Resistance to Hypertext
Is resistance to hypertext (on whose part?) intrinsic or habitual?
Why the vehement resentment to hypertext in general? A reluctance to give up existing competency and literacy for a new medium. Wanting a definitive experience, a closure even if it's misleading or false. Readers construct a schema as they read, their own mental map, and hypertext is disorienting 99% of the time. "[In most hypertexts] you don't have a schema for predicting what's next, for predicting where that text is going to go. We predict all the time." There's also an age aspect to this-- older writers are more invested in existing schema for reading.

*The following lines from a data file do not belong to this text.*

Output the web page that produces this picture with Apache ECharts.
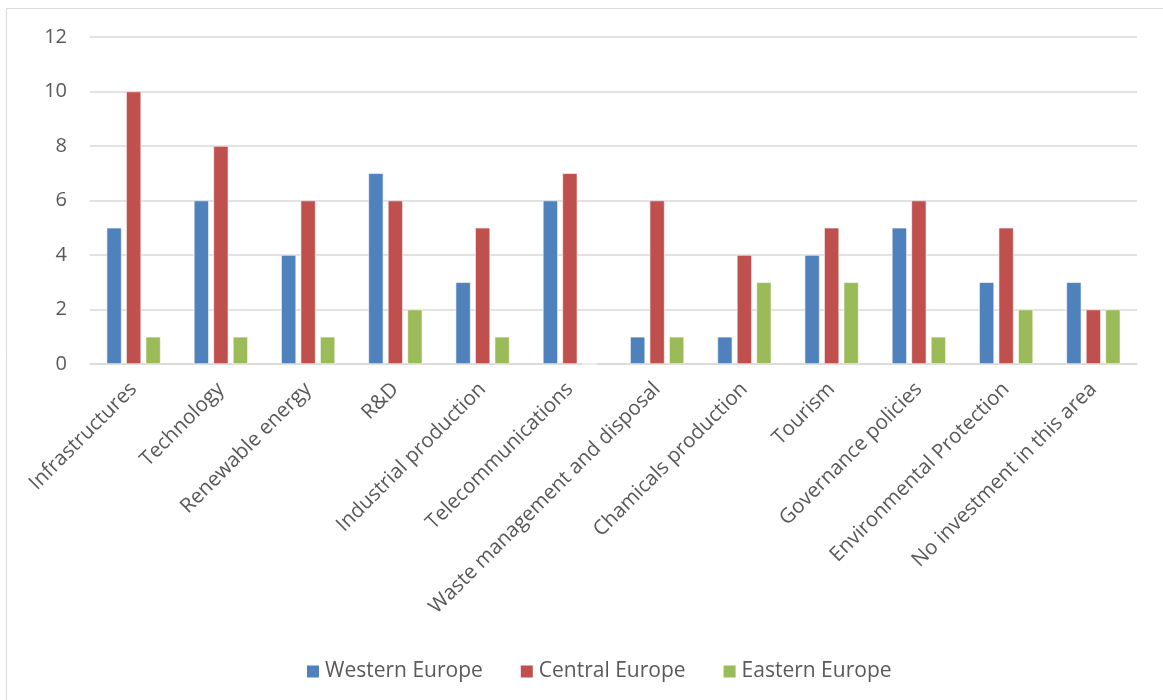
<!DOCTYPE html>
<html><head><meta charset="utf-8">
<script src="https://cdn.jsdelivr.net/npm/echarts@6/dist/echarts.min.js"></script>
<style>html,body{margin:0;padding:0;background:#fff}#c{width:1163px;height:700px}</style>
</head><body><div id="c"></div>
<script>
const categories = ["Infrastructures","Technology","Renewable energy","R&D","Industrial production","Telecommunications","Waste management and disposal","Chamicals production","Tourism","Governance policies","Environmental Protection","No investment in this area"];
const western = [5,6,4,7,3,6,1,1,4,5,3,3];
const central = [10,8,6,6,5,7,6,4,5,6,5,2];
const eastern = [1,1,1,2,1,0,1,3,3,1,2,2];
const seriesNames = ["Western Europe","Central Europe","Eastern Europe"];
const yTicks = {min:0, max:12, interval:2};

const chart = echarts.init(document.getElementById('c'));
const font = "'Open Sans', 'Liberation Sans', sans-serif";
const colors = ['#4F81BD','#C0504D','#9BBB59'];
function s(name, data, color){
  return {name, type:'bar', data, barWidth:15, barGap:'30%',
    itemStyle:{color, borderColor:'#ffffff', borderWidth:0.6}};
}
chart.setOption({
  animation:false,
  textStyle:{fontFamily:font},
  graphic:[{type:'rect', shape:{x:6.5,y:8.5,width:1200,height:800}, style:{fill:'none',stroke:'#D9D9D9',lineWidth:1}}],
  grid:{left:90,right:26,top:37,bottom:336},
  legend:{top:656,left:300,itemWidth:14,itemHeight:14,itemGap:36,icon:'rect',
    textStyle:{fontFamily:font,fontSize:21,color:'#595959',padding:[0,0,0,0]}, data:seriesNames},
  xAxis:{type:'category',data:categories,
    axisLine:{lineStyle:{color:'#D9D9D9',width:1.5}},axisTick:{show:false},
    axisLabel:{rotate:45,interval:0,fontSize:20.5,color:'#595959',fontFamily:font,margin:22}},
  yAxis:{type:'value',min:yTicks.min,max:yTicks.max,interval:yTicks.interval,
    axisLine:{show:false},axisTick:{show:false},
    splitLine:{lineStyle:{color:'#D9D9D9',width:1.5}},
    axisLabel:{fontSize:20,color:'#595959',fontFamily:font,margin:23}},
  series:[s(seriesNames[0],western,colors[0]),s(seriesNames[1],central,colors[1]),s(seriesNames[2],eastern,colors[2])]
});
</script></body></html>
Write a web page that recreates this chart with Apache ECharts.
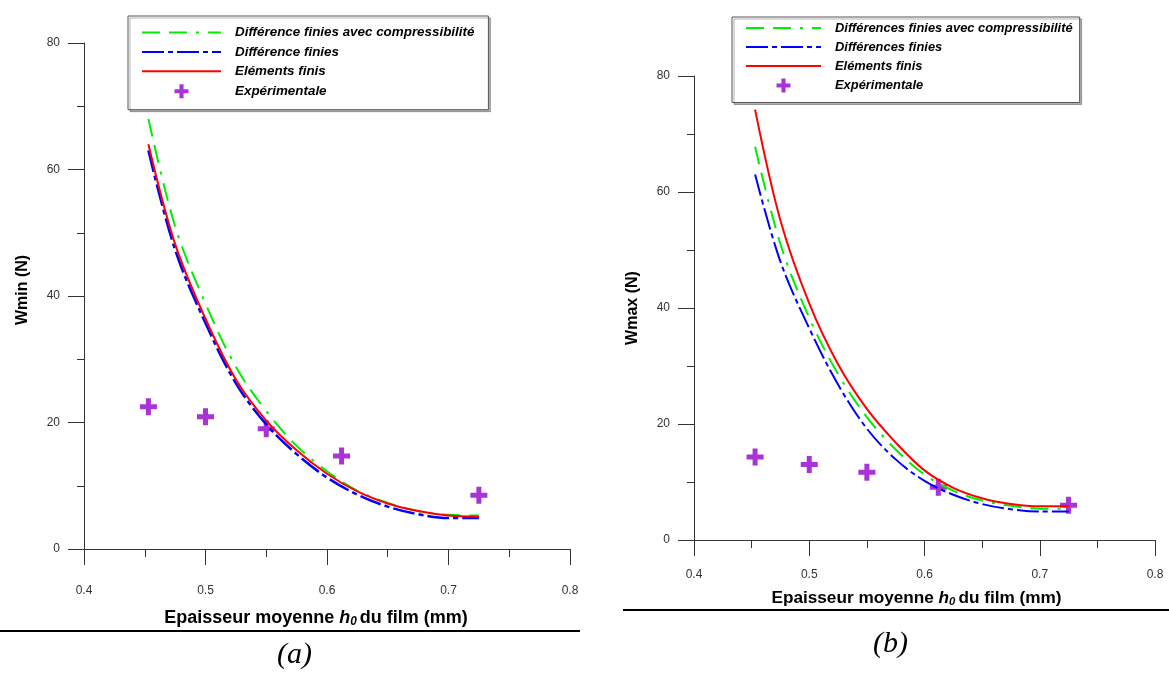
<!DOCTYPE html>
<html>
<head>
<meta charset="utf-8">
<script src="https://cdn.jsdelivr.net/npm/echarts@6/dist/echarts.min.js"></script>
<style>
html,body{margin:0;padding:0;background:#fff;}
#c{width:1169px;height:673px;}
</style>
</head>
<body>
<div id="c"></div>
<script>
// ---- data ----
const hX = [0.453, 0.475, 0.5, 0.525, 0.55, 0.575, 0.6, 0.625, 0.65, 0.675, 0.7, 0.725];
// (a) Wmin
const greenA = [68, 51, 38.8, 28.8, 21.8, 16.3, 12.3, 9.2, 7.3, 6.0, 5.4, 5.3];
const blueA  = [63, 47.3, 35.7, 26.2, 19.7, 15.0, 11.3, 8.6, 6.7, 5.5, 4.9, 4.9];
const redA   = [64, 48.2, 36.4, 26.8, 20.3, 15.6, 11.9, 9.1, 7.2, 6.0, 5.3, 5.1];
// (b) Wmax
const greenB = [67.8, 51.0, 38.3, 28.6, 21.2, 15.6, 11.3, 8.5, 6.8, 5.9, 5.4, 5.4];
const blueB  = [63, 48, 36.5, 26.8, 19.2, 13.9, 10.2, 7.8, 6.2, 5.3, 4.9, 4.9];
const redB   = [74.2, 55.1, 40.8, 30.3, 22.6, 16.8, 12.0, 9.0, 7.2, 6.2, 5.8, 5.8];
// experimental points
const expX = [0.453, 0.5, 0.55, 0.612, 0.725];
const expA = [22.5, 20.9, 19.0, 14.7, 8.5];
const expB = [14.3, 13.0, 11.7, 9.1, 6.0];
// axis ticks / names
const xMin = 0.4, xMax = 0.8, xStep = 0.1;
const yMin = 0, yMax = 80, yStep = 20;
const namesA = ['Différence finies avec compressibilité', 'Différence finies', 'Eléments finis', 'Expérimentale'];
const namesB = ['Différences finies avec compressibilité', 'Différences finies', 'Eléments finis', 'Expérimentale'];
const yNames = ['Wmin (N)', 'Wmax (N)'];
const panelLabels = ['(a)', '(b)'];

const FONT = "'Liberation Sans', Arial, sans-serif";
const zip = (xs, ys) => xs.map((x, i) => [x, ys[i]]);
const PLUS = 'path://M6,0H11V6H17V11H11V17H6V11H0V6H6Z';
const GREEN = '#00ee00', BLUE = '#0000ff', RED = '#ff0000', PURPLE = '#9400cc';

function xAxisCfg(gi, margin, nameGap, fs, shiftPad) {
  return {
    type: 'value', gridIndex: gi, min: xMin, max: xMax, interval: xStep,
    axisLine: {show: true, lineStyle: {color: '#333', width: 1}},
    axisTick: {show: true, length: 16, inside: false, lineStyle: {color: '#333'}},
    minorTick: {show: true, splitNumber: 2, length: 8, lineStyle: {color: '#333'}},
    splitLine: {show: false},
    axisLabel: {margin: margin, color: '#333', fontSize: 12, fontFamily: FONT,
      formatter: v => v.toFixed(1)},
    name: 'Epaisseur moyenne {h|h}{s|0}du film (mm)',
    nameLocation: 'middle', nameGap: nameGap,
    nameTextStyle: {
      fontFamily: FONT, fontWeight: 'bold', fontSize: fs, color: '#000',
      padding: [0, shiftPad, 0, 0],
      rich: {
        h: {fontFamily: FONT, fontWeight: 'bold', fontStyle: 'italic', fontSize: fs, color: '#000'},
        s: {fontFamily: FONT, fontWeight: 'bold', fontStyle: 'italic', fontSize: fs * 0.66, color: '#000', padding: [8, 3, 0, 0]}
      }
    }
  };
}
function yAxisCfg(gi, name, nameGap, upPad) {
  return {
    type: 'value', gridIndex: gi, min: yMin, max: yMax, interval: yStep,
    axisLine: {show: true, lineStyle: {color: '#333', width: 1}},
    axisTick: {show: true, length: 16, lineStyle: {color: '#333'}},
    minorTick: {show: true, splitNumber: 2, length: 7, lineStyle: {color: '#333'}},
    splitLine: {show: false},
    axisLabel: {margin: 24, color: '#333', fontSize: 12, fontFamily: FONT},
    name: name, nameLocation: 'middle', nameRotate: 90, nameGap: nameGap,
    nameTextStyle: {fontFamily: FONT, fontWeight: 'bold', fontSize: 16, color: '#000', padding: [0, 0, 0, upPad]}
  };
}
function lineSeries(name, gi, data, color, type, width) {
  return {
    name: name, type: 'line', xAxisIndex: gi, yAxisIndex: gi,
    data: data, smooth: 0.35, symbol: 'none', showSymbol: false,
    lineStyle: {color: color, width: width, type: type},
    itemStyle: {color: color}, z: 3, silent: true
  };
}
function expSeries(name, gi, data) {
  return {
    name: name, type: 'scatter', xAxisIndex: gi, yAxisIndex: gi,
    data: data, symbol: PLUS, symbolSize: 17,
    itemStyle: {color: PURPLE}, z: 2, silent: true
  };
}
function legendCfg(names, left, top, padding, gap, fs, iw) {
  return {
    orient: 'vertical', left: left, top: top, padding: padding,
    itemGap: gap, itemWidth: iw, itemHeight: 14, selectedMode: false,
    data: names.map((n, i) => i < 3 ? {name: n, itemStyle: {opacity: 0}} : {name: n}),
    backgroundColor: '#fff', borderColor: '#555', borderWidth: 1,
    shadowColor: 'rgba(0,0,0,0.3)', shadowOffsetX: 2, shadowOffsetY: 2, shadowBlur: 0,
    textStyle: {fontFamily: FONT, fontWeight: 'bold', fontStyle: 'italic', fontSize: fs, color: '#000', padding: [0, 0, 0, 9]}
  };
}

const GDASH = [18, 9, 18, 9, 3, 9];
const BDASH = [22, 4, 5, 4];

const chart = echarts.init(document.getElementById('c'), null, {renderer: 'canvas'});
chart.setOption({
  animation: false,
  backgroundColor: '#fff',
  grid: [
    {left: 84, top: 43, width: 486, height: 506},
    {left: 694, top: 76, width: 461, height: 464}
  ],
  xAxis: [xAxisCfg(0, 35.5, 59, 18, 22), xAxisCfg(1, 29, 48.5, 17.2, 16)],
  yAxis: [yAxisCfg(0, yNames[0], 53, 12), yAxisCfg(1, yNames[1], 53, 0)],
  legend: [
    legendCfg(namesA, 128, 16, [10, 14, 11.5, 13], 6.4, 13.4, 79),
    legendCfg(namesB, 732, 17, [4.5, 7, 10, 13], 6, 12.9, 75)
  ],
  series: [
    expSeries(namesA[3], 0, zip(expX, expA)),
    lineSeries(namesA[1], 0, zip(hX, blueA), BLUE, BDASH, 2.5),
    lineSeries(namesA[0], 0, zip(hX, greenA), GREEN, GDASH, 2),
    lineSeries(namesA[2], 0, zip(hX, redA), RED, 'solid', 2),
    expSeries(namesB[3], 1, zip(expX, expB)),
    lineSeries(namesB[1], 1, zip(hX, blueB), BLUE, BDASH, 2),
    lineSeries(namesB[0], 1, zip(hX, greenB), GREEN, GDASH, 2),
    lineSeries(namesB[2], 1, zip(hX, redB), RED, 'solid', 2)
  ],
  graphic: [
    {type: 'line', shape: {x1: 0, y1: 631, x2: 580, y2: 631}, style: {stroke: '#000', lineWidth: 2}},
    {type: 'line', shape: {x1: 623, y1: 610, x2: 1169, y2: 610}, style: {stroke: '#000', lineWidth: 2}},
    {type: 'text', left: 277, top: 640, style: {text: panelLabels[0], font: "italic 30px 'Liberation Serif', 'Times New Roman', serif", fill: '#000'}},
    {type: 'text', left: 873, top: 629, style: {text: panelLabels[1], font: "italic 30px 'Liberation Serif', 'Times New Roman', serif", fill: '#000'}}
  ]
});
</script>
</body>
</html>
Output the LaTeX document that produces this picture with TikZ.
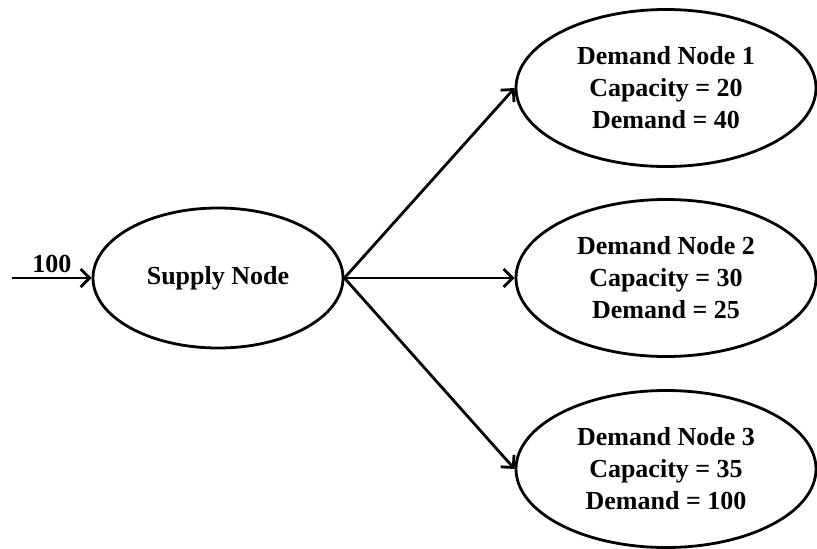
\documentclass[tikz,border=0pt]{standalone}
\usepackage{fontspec}
\setmainfont{Liberation Serif}
\usetikzlibrary{shapes.geometric,arrows.meta}
\begin{document}
\begin{tikzpicture}[x=1pt,y=-1pt]
    \tikzstyle{oval}=[ellipse,draw,line width=2.8pt,inner sep=0pt,align=center,font=\fontsize{26}{32}\selectfont\bfseries]
    \tikzstyle{flow}=[line width=2.8pt,-{Straight Barb[length=9pt,width=18pt]}]
    \useasboundingbox (0,0) rectangle (817,549);
    \node[oval,minimum width=250pt,minimum height=140pt] (supply) at (218,278) {Supply Node};
    \node[oval,minimum width=300pt,minimum height=157pt] (dem1) at (666,88)  {Demand Node 1\\Capacity = 20\\Demand = 40};
    \node[oval,minimum width=300pt,minimum height=157pt] (dem2) at (666,278) {Demand Node 2\\Capacity = 30\\Demand = 25};
    \node[oval,minimum width=300pt,minimum height=157pt] (dem3) at (666,469) {Demand Node 3\\Capacity = 35\\Demand = 100};
    \coordinate (src) at (12,278);

    \draw[flow] (src) -- node[above,yshift=1pt,font=\fontsize{26}{32}\selectfont\bfseries] {100} (supply.west);
    \draw[flow] (supply.east) -- (dem1.west);
    \draw[flow] (supply.east) -- (dem2.west);
    \draw[flow] (supply.east) -- (dem3.west);

\end{tikzpicture}
\end{document}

Okay, but what about in social discourse, where you also can't predict the direction? Is hypertext better at representing social discourse and representing thought across discursive boundaries (i.e. multiple people's viewpoints)? Even in those cases, organization is still perceived as seriousness... and you can't fully get hypertext by maping it onto schema that you already know (ETA: it's like using tinderbox as just an outliner, or just a mapper). People resent you as an author taking their transparency away, and they don't know what's at the other end of the learning curve. There's also resentment from authors who feel that their artistry has been superseded or overshadowed by concerns or artistry of technology or of user interface. Who wants to worry about User Interface? It's ironic that "complex" pages end up getting perceived as "for kids".